TASK BRIEF
Quote the records exactly, starting at the first line and stopping after the line with "import * as"; skip the pictures.

RECORDS SUPPLIED
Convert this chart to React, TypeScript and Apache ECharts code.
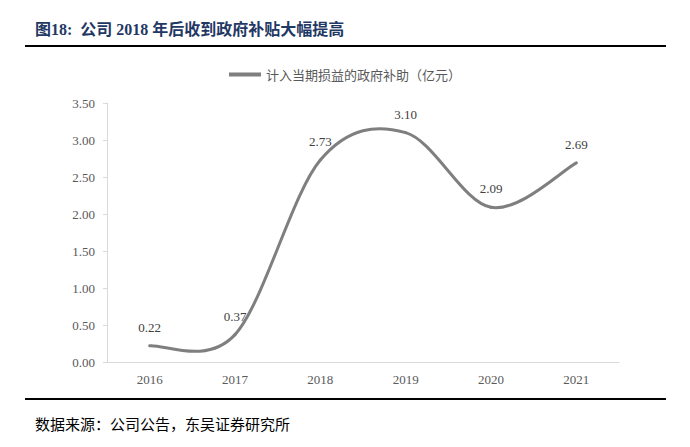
import React, { useEffect, useRef } from "react";
import * as echarts from "echarts";

const years = ["2016", "2017", "2018", "2019", "2020", "2021"];
const subsidy = [0.22, 0.37, 2.73, 3.1, 2.09, 2.69];
const seriesName = "计入当期损益的政府补助（亿元）";
const titleText = "图18:  公司 2018 年后收到政府补贴大幅提高";
const sourceText = "数据来源：公司公告，东吴证券研究所";

export default function App() {
  const ref = useRef<HTMLDivElement>(null);
  useEffect(() => {
    if (!ref.current) return;
    const chart = echarts.init(ref.current, null, { renderer: "svg" });
    const serif = "'Liberation Serif', 'Times New Roman', 'Noto Sans CJK SC', serif";
    const n = subsidy.length;
    chart.setOption({
      animation: false,
      backgroundColor: "#ffffff",
      grid: { left: 107, right: 71, top: 103, bottom: 85 },
      legend: {
        top: 63,
        left: "center",
        itemWidth: 32,
        itemHeight: 4,
        itemGap: 4,
        icon: "rect",
        textStyle: { fontFamily: "'Noto Sans CJK SC', sans-serif", fontSize: 13, color: "#595959" },
        data: [{ name: seriesName, itemStyle: { color: "#7f7f7f", opacity: 1 } }],
      },
      xAxis: {
        type: "category",
        data: years,
        axisLine: { lineStyle: { color: "#d9d9d9" } },
        axisTick: { show: false },
        axisLabel: { fontFamily: serif, fontSize: 13, color: "#595959", margin: 11 },
      },
      yAxis: {
        type: "value",
        min: 0,
        max: 3.5,
        interval: 0.5,
        axisLine: { show: true, lineStyle: { color: "#d9d9d9" } },
        axisTick: { show: true, length: 4, lineStyle: { color: "#d9d9d9" } },
        splitLine: { show: false },
        axisLabel: {
          fontFamily: serif,
          fontSize: 13,
          color: "#595959",
          margin: 12,
          formatter: (v: number) => v.toFixed(2),
        },
      },
      series: [
        {
          name: "curve",
          type: "custom",
          data: subsidy.map((v, i) => [i, v]),
          encode: { x: 0, y: 1 },
          renderItem: (params: any, api: any) => {
            const i = params.dataIndex;
            if (i >= n - 1) return null;
            const pt = (k: number) => {
              const kk = Math.max(0, Math.min(n - 1, k));
              return api.coord([kk, subsidy[kk]]);
            };
            const p0 = pt(i - 1);
            const p1 = pt(i);
            const p2 = pt(i + 1);
            const p3 = pt(i + 2);
            const c1 = [p1[0] + (p2[0] - p0[0]) / 6, p1[1] + (p2[1] - p0[1]) / 6];
            const c2 = [p2[0] - (p3[0] - p1[0]) / 6, p2[1] - (p3[1] - p1[1]) / 6];
            return {
              type: "bezierCurve",
              shape: {
                x1: p1[0],
                y1: p1[1],
                cpx1: c1[0],
                cpy1: c1[1],
                cpx2: c2[0],
                cpy2: c2[1],
                x2: p2[0],
                y2: p2[1],
              },
              style: { stroke: "#7f7f7f", lineWidth: 3, fill: "none", lineCap: "round" },
              silent: true,
            };
          },
          z: 2,
        },
        {
          name: seriesName,
          type: "line",
          data: subsidy,
          symbol: "circle",
          symbolSize: 0,
          showSymbol: true,
          lineStyle: { color: "#7f7f7f", width: 3, opacity: 0 },
          itemStyle: { color: "rgba(0,0,0,0)" },
          label: {
            show: true,
            position: "top",
            distance: 12,
            fontFamily: serif,
            fontSize: 13,
            color: "#404040",
            formatter: (p: any) => Number(p.value).toFixed(2),
          },
          z: 3,
        },
      ],
      graphic: [
        {
          type: "text",
          left: 35,
          top: 21,
          style: {
            text: titleText,
            font: "bold 16px 'Liberation Serif', 'Noto Sans CJK SC', serif",
            fill: "#1f3864",
          },
        },
        {
          type: "line",
          shape: { x1: 25, y1: 46, x2: 666, y2: 46 },
          style: { stroke: "#000000", lineWidth: 2 },
        },
        {
          type: "line",
          shape: { x1: 25, y1: 399, x2: 666, y2: 399 },
          style: { stroke: "#000000", lineWidth: 2 },
        },
        {
          type: "text",
          left: 35,
          top: 416,
          style: {
            text: sourceText,
            font: "15px 'Noto Sans CJK SC', serif",
            fill: "#000000",
          },
        },
      ],
    });
    return () => chart.dispose();
  }, []);
  return (
    <div
      ref={ref}
      style={{ position: "fixed", left: 0, top: 0, width: 690, height: 447 }}
    />
  );
}
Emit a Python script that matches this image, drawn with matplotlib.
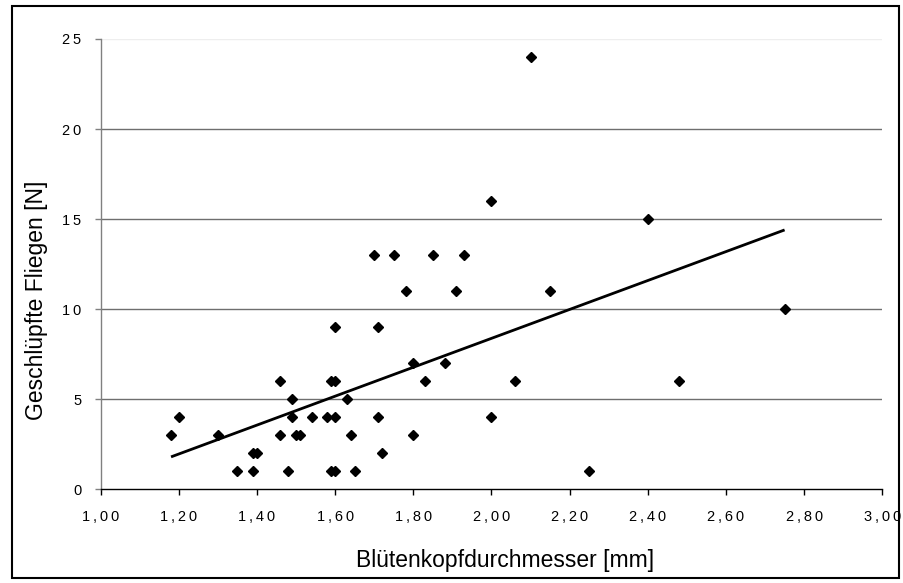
import matplotlib
matplotlib.use("Agg")
import matplotlib.pyplot as plt
from matplotlib.patches import Rectangle
from matplotlib import font_manager

# ---- data ----
x_vals = [1.18, 1.20, 1.30, 1.35, 1.39, 1.39, 1.40, 1.46, 1.46, 1.48,
          1.49, 1.49, 1.50, 1.51, 1.54, 1.58, 1.59, 1.60, 1.60, 1.60,
          1.59, 1.60, 1.63, 1.64, 1.65, 1.70, 1.71, 1.71, 1.72, 1.75,
          1.78, 1.80, 1.80, 1.83, 1.85, 1.88, 1.91, 1.93, 2.00, 2.00,
          2.06, 2.10, 2.15, 2.25, 2.40, 2.48, 2.75]
y_vals = [3, 4, 3, 1, 1, 2, 2, 3, 6, 1,
          5, 4, 3, 3, 4, 4, 6, 6, 9, 4,
          1, 1, 5, 3, 1, 13, 9, 4, 2, 13,
          11, 7, 3, 6, 13, 7, 11, 13, 16, 4,
          6, 24, 11, 1, 15, 6, 10]
trend_x = [1.18, 2.75]
trend_y = [1.8, 14.4]

x_ticks = [1.0, 1.2, 1.4, 1.6, 1.8, 2.0, 2.2, 2.4, 2.6, 2.8, 3.0]
x_ticklabels = ["1,00", "1,20", "1,40", "1,60", "1,80", "2,00",
                "2,20", "2,40", "2,60", "2,80", "3,00"]
y_ticks = [0, 5, 10, 15, 20, 25]
y_ticklabels = ["0", "5", "10", "15", "20", "25"]

x_label = "Blütenkopfdurchmesser [mm]"
y_label = "Geschlüpfte Fliegen [N]"

# ---- fonts ----
avail = {f.name for f in font_manager.fontManager.ttflist}
tick_font = "Liberation Sans Narrow" if "Liberation Sans Narrow" in avail else "Liberation Sans"
label_font = "Liberation Sans"

def spaced(s):
    return "\u2009".join(list(s))

W, H = 904, 583
fig = plt.figure(figsize=(W / 100, H / 100), dpi=100)
fig.patch.set_facecolor("white")

left, right, bottom, top = 100.7, 882.3, 489.3, 39.0
ax = fig.add_axes([left / W, (H - bottom) / H, (right - left) / W, (bottom - top) / H])

ax.set_xlim(1.0, 3.0)
ax.set_ylim(0, 25)

# gridlines
for yv in y_ticks[1:]:
    col = "#eeeeee" if yv == 25 else "#6e6e6e"
    ax.axhline(yv, color=col, lw=1.0, zorder=1)

ax.plot(x_vals, y_vals, linestyle="none", marker="D", markersize=4.8,
        color="black", zorder=3, clip_on=False)
ax.plot(trend_x, trend_y, color="black", lw=2.0, zorder=2,
        solid_capstyle="butt")

for s in ["top", "right"]:
    ax.spines[s].set_visible(False)
ax.spines["left"].set_color("#808080")
ax.spines["left"].set_linewidth(1.0)
ax.spines["bottom"].set_color("black")
ax.spines["bottom"].set_linewidth(1.0)

ax.set_xticks(x_ticks)
ax.set_xticklabels([spaced(t) for t in x_ticklabels],
                   fontfamily=[tick_font, "DejaVu Sans"], fontsize=10.5)
ax.set_yticks(y_ticks)
ax.set_yticklabels([spaced(t) for t in y_ticklabels],
                   fontfamily=[tick_font, "DejaVu Sans"], fontsize=10.5)
ax.tick_params(axis="x", direction="out", length=4, width=1, color="black", pad=11)
ax.tick_params(axis="y", direction="out", length=4, width=1, color="#808080", pad=10)

fig.text(505 / W, (H - 560) / H, x_label, fontfamily=label_font, fontsize=16.5,
         ha="center", va="center")
fig.text(37 / W, (H - 300) / H, y_label, fontfamily=label_font, fontsize=16.5,
         ha="center", va="center", rotation=90)

# outer frame
fig.patches.append(Rectangle((12 / W, (H - 578) / H), (899 - 12) / W, (578 - 6) / H,
                             transform=fig.transFigure, fill=False,
                             edgecolor="black", lw=1.5))

fig.savefig("out.png", dpi=100, facecolor="white")
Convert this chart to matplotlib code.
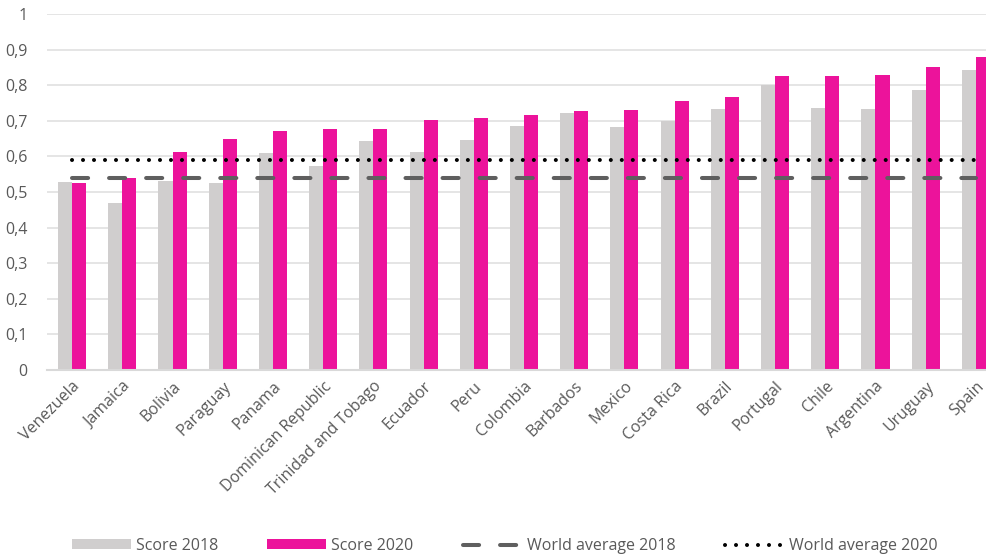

FULL SOLUTION
Convert this chart to React, TypeScript and Apache ECharts code.
import React, { useEffect, useRef } from "react";
import * as echarts from "echarts";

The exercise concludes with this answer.